Schon heute gilt für unsere Arbeit: Die Krise wird immer mehr zum Normalfall. Etwa 1,5 Milliarden Menschen leben in Gegenden, die von Konflikten, Gewalt und Unsicherheit geprägt sind, in Ländern wie Afghanistan, Mali oder Syrien und seinen Anrainern. Das entspricht etwa einem Fünftel der Weltbevölkerung. Wenn die Bundesregierung im Koalitionsvertrag den vernetzten Ansatz von Außen-, Sicherheits-, Entwicklungs- und Menschenrechtspolitik betont, dann werden auch wir  diese Verzahnung im Blick behalten. Verantwortung heißt, Präsenz zu zeigen – auch in schwierigen Zeiten.

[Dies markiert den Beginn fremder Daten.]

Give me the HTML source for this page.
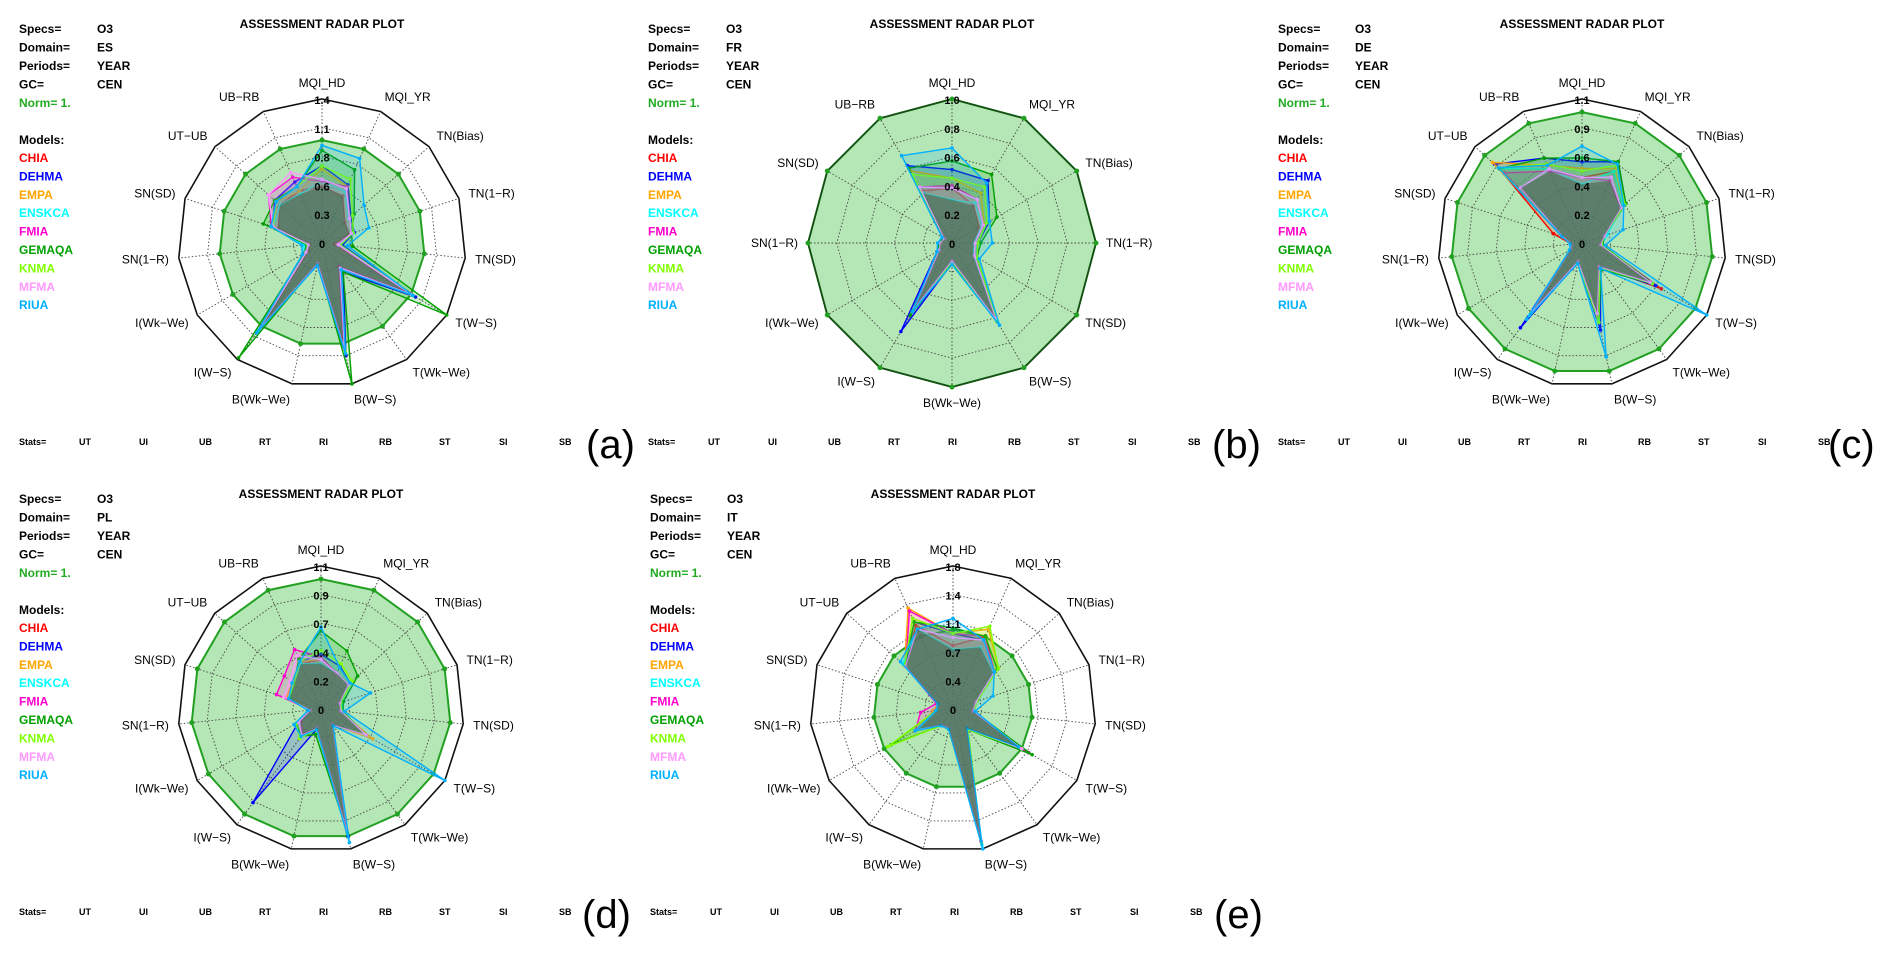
<!DOCTYPE html>
<html><head><meta charset="utf-8"><title>Assessment radar plots</title>
<style>
html,body{margin:0;padding:0;background:#fff;}
svg{display:block;font-family:"Liberation Sans",Arial,sans-serif;}
.hd{font-size:12px;font-weight:bold;}
.ax{font-size:12px;}
.tk{font-size:11px;font-weight:bold;}
.st{font-size:9px;font-weight:bold;}
.big{font-size:40px;}
</style></head>
<body>
<svg id="chart" width="1892" height="957" viewBox="0 0 1892 957" xmlns="http://www.w3.org/2000/svg"></svg>
<script>
const models = ["CHIA","DEHMA","EMPA","ENSKCA","FMIA","GEMAQA","KNMA","MFMA","RIUA"];
const modelColors = ["#ff0000","#0000ff","#ffa500","#00ffff","#ff00cc","#00a000","#80ff00","#ff99ff","#00b0ff"];
const axes15 = ["MQI_HD","MQI_YR","TN(Bias)","TN(1\u2212R)","TN(SD)","T(W\u2212S)","T(Wk\u2212We)","B(W\u2212S)","B(Wk\u2212We)","I(W\u2212S)","I(Wk\u2212We)","SN(1\u2212R)","SN(SD)","UT\u2212UB","UB\u2212RB"];
const axes12 = ["MQI_HD","MQI_YR","TN(Bias)","TN(1\u2212R)","TN(SD)","B(W\u2212S)","B(Wk\u2212We)","I(W\u2212S)","I(Wk\u2212We)","SN(1\u2212R)","SN(SD)","UB\u2212RB"];
const statsLabels = ["UT","UI","UB","RT","RI","RB","ST","SI","SB"];
const domains = ["ES","FR","DE","PL","IT"];
const panelLetters = ["(a)","(b)","(c)","(d)","(e)"];
const maxValues = [1.4,1.0,1.1,1.1,1.8];
const tickLabelsA = ["0","0.3","0.6","0.8","1.1","1.4"];
const tickLabelsB = ["0","0.2","0.4","0.6","0.8","1.0"];
const tickLabelsC = ["0","0.2","0.4","0.6","0.9","1.1"];
const tickLabelsD = ["0","0.2","0.4","0.7","0.9","1.1"];
const tickLabelsE = ["0","0.4","0.7","1.1","1.4","1.8"];
const normValue = 1.0;

const valuesA = [
 [0.55,0.50,0.30,0.28,0.12,0.95,0.30,1.05,0.20,1.00,0.15,0.12,0.45,0.55,0.55],
 [0.75,0.62,0.38,0.33,0.20,1.05,0.35,1.12,0.22,1.05,0.20,0.15,0.50,0.62,0.65],
 [0.72,0.60,0.35,0.30,0.17,1.00,0.32,1.08,0.20,1.02,0.18,0.14,0.48,0.60,0.55],
 [0.60,0.55,0.35,0.32,0.18,1.00,0.30,1.05,0.22,1.05,0.20,0.18,0.50,0.55,0.52],
 [0.60,0.60,0.36,0.30,0.15,0.98,0.28,1.00,0.20,1.00,0.17,0.13,0.52,0.70,0.70],
 [0.90,0.78,0.42,0.30,0.30,1.40,0.35,1.40,0.20,1.38,0.20,0.15,0.60,0.62,0.60],
 [0.75,0.68,0.40,0.32,0.18,1.02,0.30,1.08,0.20,1.02,0.18,0.14,0.50,0.60,0.60],
 [0.62,0.58,0.36,0.30,0.16,1.00,0.30,1.05,0.20,1.02,0.18,0.13,0.50,0.70,0.75],
 [0.95,0.90,0.55,0.48,0.25,1.02,0.32,1.10,0.22,1.08,0.22,0.20,0.52,0.60,0.60]
];
const valuesB = [
 [0.38,0.30,0.22,0.15,0.18,0.60,0.12,0.52,0.10,0.08,0.06,0.42],
 [0.51,0.50,0.30,0.18,0.20,0.62,0.14,0.71,0.12,0.09,0.07,0.62],
 [0.45,0.40,0.26,0.16,0.18,0.62,0.13,0.55,0.10,0.08,0.06,0.58],
 [0.30,0.32,0.24,0.15,0.17,0.60,0.12,0.52,0.10,0.09,0.07,0.40],
 [0.40,0.35,0.25,0.16,0.18,0.60,0.13,0.52,0.10,0.08,0.06,0.45],
 [0.57,0.55,0.36,0.20,0.20,0.63,0.14,0.58,0.11,0.09,0.07,0.60],
 [0.45,0.45,0.28,0.18,0.20,0.62,0.13,0.55,0.10,0.08,0.06,0.55],
 [0.38,0.35,0.25,0.16,0.18,0.60,0.12,0.52,0.10,0.08,0.06,0.45],
 [0.66,0.48,0.30,0.28,0.22,0.66,0.15,0.55,0.12,0.10,0.08,0.70]
];
const valuesC = [
 [0.50,0.60,0.42,0.18,0.15,0.70,0.22,0.60,0.15,0.65,0.10,0.08,0.23,0.85,0.62],
 [0.62,0.68,0.45,0.18,0.15,0.65,0.24,0.68,0.15,0.80,0.10,0.08,0.16,0.90,0.71],
 [0.57,0.62,0.42,0.18,0.14,0.62,0.22,0.60,0.14,0.65,0.10,0.08,0.15,0.92,0.65],
 [0.45,0.60,0.42,0.20,0.15,0.62,0.22,0.60,0.15,0.68,0.10,0.09,0.15,0.85,0.62],
 [0.50,0.52,0.40,0.18,0.14,0.60,0.22,0.58,0.14,0.65,0.10,0.08,0.15,0.80,0.60],
 [0.65,0.68,0.45,0.18,0.16,0.62,0.25,0.62,0.16,0.65,0.11,0.08,0.16,0.85,0.71],
 [0.55,0.65,0.44,0.18,0.15,0.62,0.23,0.62,0.15,0.66,0.10,0.08,0.15,0.86,0.66],
 [0.50,0.55,0.40,0.18,0.14,0.60,0.22,0.55,0.14,0.64,0.10,0.08,0.15,0.63,0.62],
 [0.74,0.66,0.43,0.33,0.18,1.10,0.24,0.89,0.16,0.72,0.11,0.09,0.16,0.86,0.65]
];
const valuesD = [
 [0.38,0.30,0.28,0.15,0.15,0.40,0.15,0.95,0.15,0.24,0.18,0.08,0.25,0.28,0.38],
 [0.42,0.36,0.30,0.16,0.16,0.38,0.15,1.00,0.16,0.89,0.20,0.08,0.26,0.28,0.40],
 [0.38,0.30,0.28,0.15,0.15,0.46,0.15,0.95,0.15,0.26,0.20,0.08,0.28,0.30,0.40],
 [0.35,0.30,0.28,0.17,0.16,0.38,0.15,0.96,0.15,0.25,0.20,0.09,0.25,0.28,0.38],
 [0.40,0.30,0.28,0.15,0.15,0.40,0.15,0.95,0.15,0.24,0.18,0.08,0.36,0.38,0.50],
 [0.60,0.49,0.38,0.18,0.17,0.38,0.16,0.97,0.20,0.26,0.22,0.09,0.25,0.28,0.42],
 [0.45,0.38,0.32,0.16,0.16,0.38,0.15,0.96,0.16,0.28,0.22,0.08,0.26,0.28,0.40],
 [0.38,0.30,0.28,0.15,0.15,0.40,0.15,0.95,0.15,0.25,0.20,0.08,0.30,0.32,0.45],
 [0.63,0.35,0.30,0.40,0.18,1.10,0.16,1.05,0.16,0.26,0.24,0.10,0.26,0.30,0.40]
];
const valuesE = [
 [0.80,1.00,0.70,0.30,0.25,0.95,0.30,1.70,0.25,0.25,0.50,0.25,0.20,0.80,1.15],
 [0.95,0.95,0.70,0.30,0.25,0.95,0.30,1.70,0.25,0.25,0.50,0.22,0.20,0.80,1.20],
 [0.95,1.10,0.77,0.32,0.26,0.98,0.32,1.72,0.26,0.25,0.55,0.25,0.20,0.82,1.39],
 [0.75,0.85,0.68,0.30,0.25,0.95,0.30,1.75,0.25,0.25,0.50,0.20,0.20,0.85,1.10],
 [0.95,1.00,0.70,0.30,0.25,1.10,0.30,1.70,0.25,0.25,0.55,0.41,0.22,0.80,1.35],
 [1.02,1.00,0.75,0.32,0.26,1.15,0.32,1.70,0.26,0.26,0.90,0.22,0.20,0.82,1.20],
 [0.95,1.14,0.77,0.32,0.26,1.00,0.32,1.72,0.26,0.26,0.95,0.22,0.20,0.82,1.25],
 [0.90,0.95,0.70,0.30,0.25,1.00,0.30,1.70,0.25,0.25,0.55,0.22,0.20,0.80,1.10],
 [1.14,0.95,0.70,0.53,0.28,0.95,0.30,1.80,0.26,0.26,0.55,0.22,0.20,0.89,1.10]
];

const NS = "http://www.w3.org/2000/svg";
const svg = document.getElementById("chart");
function mk(tag, parent){ const e=document.createElementNS(NS,tag); parent.appendChild(e); return e; }

const panels = [
 {x0:0,    y0:0,   cx:322, cy:243, R:144, axes:axes15, vals:valuesA, ticks:tickLabelsA, lx:586,  ly:458, tx:19,  vx:97},
 {x0:620,  y0:0,   cx:952, cy:243, R:144, axes:axes12, vals:valuesB, ticks:tickLabelsB, lx:1212, ly:458, tx:28,  vx:106},
 {x0:1262, y0:0,   cx:1582,cy:243, R:144, axes:axes15, vals:valuesC, ticks:tickLabelsC, lx:1828, ly:458, tx:16,  vx:93},
 {x0:0,    y0:470, cx:321, cy:709, R:143, axes:axes15, vals:valuesD, ticks:tickLabelsD, lx:582,  ly:928, tx:19,  vx:97},
 {x0:620,  y0:470, cx:953, cy:709, R:143, axes:axes15, vals:valuesE, ticks:tickLabelsE, lx:1214, ly:928, tx:30,  vx:107}
];

function pt(p, i, n, v, max){
  const a = 2*Math.PI*i/n;
  const r = p.R * v / max;
  return [p.cx + r*Math.sin(a), p.cy - r*Math.cos(a)];
}

panels.forEach((p, pi) => {
  const max = maxValues[pi];
  const n = p.axes.length;
  const g = mk("g", svg);
  
  

  // header text
  const hdr = [["Specs=","O3"],["Domain=",domains[pi]],["Periods=","YEAR"],["GC=","CEN"]];
  hdr.forEach((h, k) => {
    const t = mk("text", g); t.setAttribute("class","hd");
    t.setAttribute("x", p.x0+p.tx); t.setAttribute("y", p.y0+33+k*18.5); t.textContent = h[0];
    
    
    const t2 = mk("text", g); t2.setAttribute("class","hd");
    t2.setAttribute("x", p.x0+p.vx); t2.setAttribute("y", p.y0+33+k*18.5); t2.textContent = h[1];
    
    
  });
  const nm = mk("text", g); nm.setAttribute("class","hd"); nm.setAttribute("fill","#22aa22");
  nm.setAttribute("x", p.x0+p.tx); nm.setAttribute("y", p.y0+107); nm.textContent = "Norm= 1.";
  
  
  const ml = mk("text", g); ml.setAttribute("class","hd");
  ml.setAttribute("x", p.x0+p.tx); ml.setAttribute("y", p.y0+144); ml.textContent = "Models:";
  
  
  models.forEach((m, k) => {
    const t = mk("text", g); t.setAttribute("class","hd"); t.setAttribute("fill", modelColors[k]);
    t.setAttribute("x", p.x0+p.tx); t.setAttribute("y", p.y0+162+k*18.4); t.textContent = m;
    
    
  });
  // title
  const tt = mk("text", g); tt.setAttribute("class","hd"); tt.setAttribute("font-weight","normal");
  tt.setAttribute("x", p.cx); tt.setAttribute("y", p.y0+28); tt.setAttribute("text-anchor","middle");
  tt.setAttribute("font-size","11"); tt.textContent = "ASSESSMENT RADAR PLOT";
  
  

  // norm polygon
  const normPts = []; for (let i=0;i<n;i++) normPts.push(pt(p,i,n,normValue,max));
  const np = mk("polygon", g);
  np.setAttribute("points", normPts.map(q=>q.join(",")).join(" "));
  np.setAttribute("fill","#b5e6b5"); np.setAttribute("stroke","#22a022"); np.setAttribute("stroke-width","2");
  
  

  // rings
  for (let k=1;k<=5;k++){
    const ring=[]; for (let i=0;i<n;i++) ring.push(pt(p,i,n,max*k/5,max));
    const rp = mk("polygon", g);
    rp.setAttribute("points", ring.map(q=>q.join(",")).join(" "));
    rp.setAttribute("fill","none");
    if (k===5){ rp.setAttribute("stroke", pi===1 ? "#1a4a1a" : "#111"); rp.setAttribute("stroke-width","1.6"); }
    else { rp.setAttribute("stroke","#444"); rp.setAttribute("stroke-width","0.9"); rp.setAttribute("stroke-dasharray","1.5,2"); }
    
    
  }
  // spokes
  for (let i=0;i<n;i++){
    const e = pt(p,i,n,max,max);
    const l = mk("line", g);
    l.setAttribute("x1",p.cx); l.setAttribute("y1",p.cy); l.setAttribute("x2",e[0]); l.setAttribute("y2",e[1]);
    l.setAttribute("stroke","#444"); l.setAttribute("stroke-width","0.9"); l.setAttribute("stroke-dasharray","1.5,2");
    
    
  }
  // norm dots
  normPts.forEach(q => {
    const c = mk("circle", g); c.setAttribute("cx",q[0]); c.setAttribute("cy",q[1]); c.setAttribute("r","2.5"); c.setAttribute("fill","#22a022");
    
    
  });

  // model polygons
  p.vals.forEach((row, mi) => {
    const pts = row.map((v,i)=>pt(p,i,n,v,max));
    const poly = mk("polygon", g);
    poly.setAttribute("points", pts.map(q=>q.join(",")).join(" "));
    poly.setAttribute("fill", modelColors[mi]); poly.setAttribute("fill-opacity","0.16");
    poly.setAttribute("stroke", modelColors[mi]); poly.setAttribute("stroke-width","1.4");
    
    
    pts.forEach(q => {
      const c = mk("circle", g); c.setAttribute("cx",q[0]); c.setAttribute("cy",q[1]); c.setAttribute("r","1.8"); c.setAttribute("fill",modelColors[mi]);
      
      
    });
  });
  // dark overlay for core (overlap shading)
  const corePts = []; for (let i=0;i<n;i++){ let mn=1e9; p.vals.forEach(r=>{ if(r[i]<mn) mn=r[i]; }); corePts.push(pt(p,i,n,mn,max)); }
  const core = mk("polygon", g);
  core.setAttribute("points", corePts.map(q=>q.join(",")).join(" "));
  core.setAttribute("fill","#2f4f2f"); core.setAttribute("fill-opacity","0.45");
  
  

  // tick labels
  p.ticks.forEach((lab, k) => {
    const q = pt(p,0,n,max*k/5,max);
    const t = mk("text", g); t.setAttribute("class","tk");
    t.setAttribute("x", q[0]); t.setAttribute("y", q[1]+5); t.setAttribute("text-anchor","middle");
    t.textContent = lab;
    
    
  });
  // axis labels
  p.axes.forEach((lab, i) => {
    const a = 2*Math.PI*i/n; const s=Math.sin(a), c=Math.cos(a);
    const r = p.R + 10;
    const x = p.cx + r*s, y = p.cy - r*c;
    const t = mk("text", g); t.setAttribute("class","ax");
    let anchor = "middle"; if (s>0.15) anchor="start"; else if (s<-0.15) anchor="end";
    t.setAttribute("x", x); t.setAttribute("y", y + 4 - c*6);
    t.setAttribute("text-anchor", anchor); t.textContent = lab;
    
    
  });
  // stats row
  const sy = p.y0 + 445;
  const s0 = mk("text", g); s0.setAttribute("class","st"); s0.setAttribute("x", p.x0+p.tx); s0.setAttribute("y", sy); s0.textContent="Stats=";
  
  
  statsLabels.forEach((sl, k) => {
    const t = mk("text", g); t.setAttribute("class","st");
    t.setAttribute("x", p.x0+p.tx+60+k*60); t.setAttribute("y", sy); t.textContent = sl;
    
    
  });
  // panel letter
  const L = mk("text", g); L.setAttribute("class","big"); L.setAttribute("x", p.lx); L.setAttribute("y", p.ly); L.textContent = panelLetters[pi];
  
  
});
</script>
</body></html>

Agenda 2030 und Klimaabkommen als Richtlinien

Verantwortung heißt für uns als Bundesunternehmen auch, die globalen Agenden zu beachten und zu befördern, denen sich Deutschland verpflichtet hat. Etwa die Agenda 2030 mit ihren 17 Nachhaltigkeitszielen oder das Abkommen von Paris zur Begrenzung des Klimawandels. Deren Zielen durch unsere tägliche Arbeit in aller Welt näher zu kommen, ist ein bedeutsamer Teil von Deutschlands internationaler Verantwortung.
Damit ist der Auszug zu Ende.